Rational Design of Bimetallic Catalysts

Rational Design of Bimetallic Catalysts

Author: ChemPhysChem

Combining platinum with other metals is an effective way to tune its catalytic performance. However, the rational design of bimetallic catalysts to tailor their selectivity is challenging.

Chaoquan Hu, Chinese Academy of Sciences, Beijing, Qingshan Zhu, University of the Chinese Academy of Sciences, Beijing, Ding Ma, Peking University, Beijing, China, and colleagues have developed a process to rationally design platinum-based alloys that can inhibit the over-hydrogenation of butadiene. Butadiene hydrogenation on Pt particles has four products: 1‐butene and trans‐/cis2‐butene from partial hydrogenation, and n‐butane from complete hydrogenation. Alloying Pt with another metal can significantly change the product distribution.

The team developed a model consisting of isolated single heteroatoms embedded into platinum (pictured), which they used for rational screening using density functional theory (DFT) calculations.
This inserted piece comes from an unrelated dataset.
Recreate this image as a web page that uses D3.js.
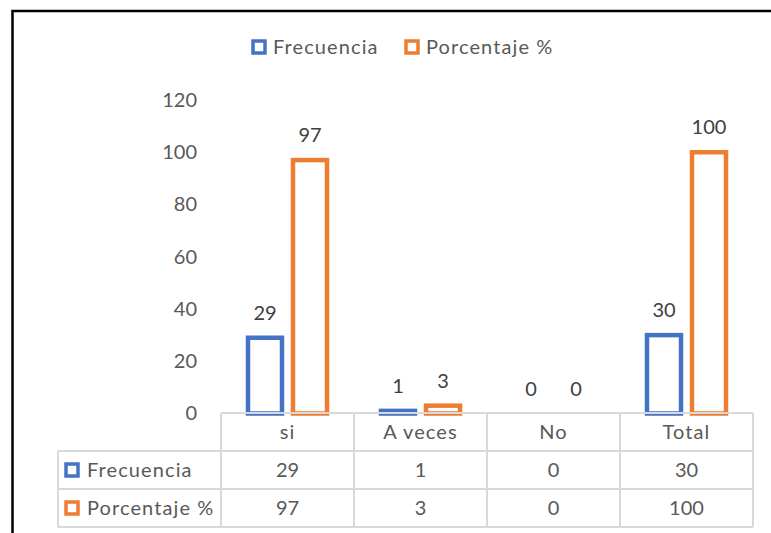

They found that the diffusion of H atoms adsorbed on the platinum (111) surface towards the C=C bond is a key step for controlling over-hydrogenation. A second hydrogenation can be inhibited by alloying Pt with Ag, Au, Zn, and Sn. These metals increase the diffusion barrier for hydrogen atoms.

The team tested several platinum-based catalysts—pure Pt and PtM (M=Ru, Zn, Ag)—and found that the theoretical results were consistent with experimental observations. The researchers are now studying hydrogen migration as a function of several reaction conditions, such as pressure and temperature, for further catalyst design.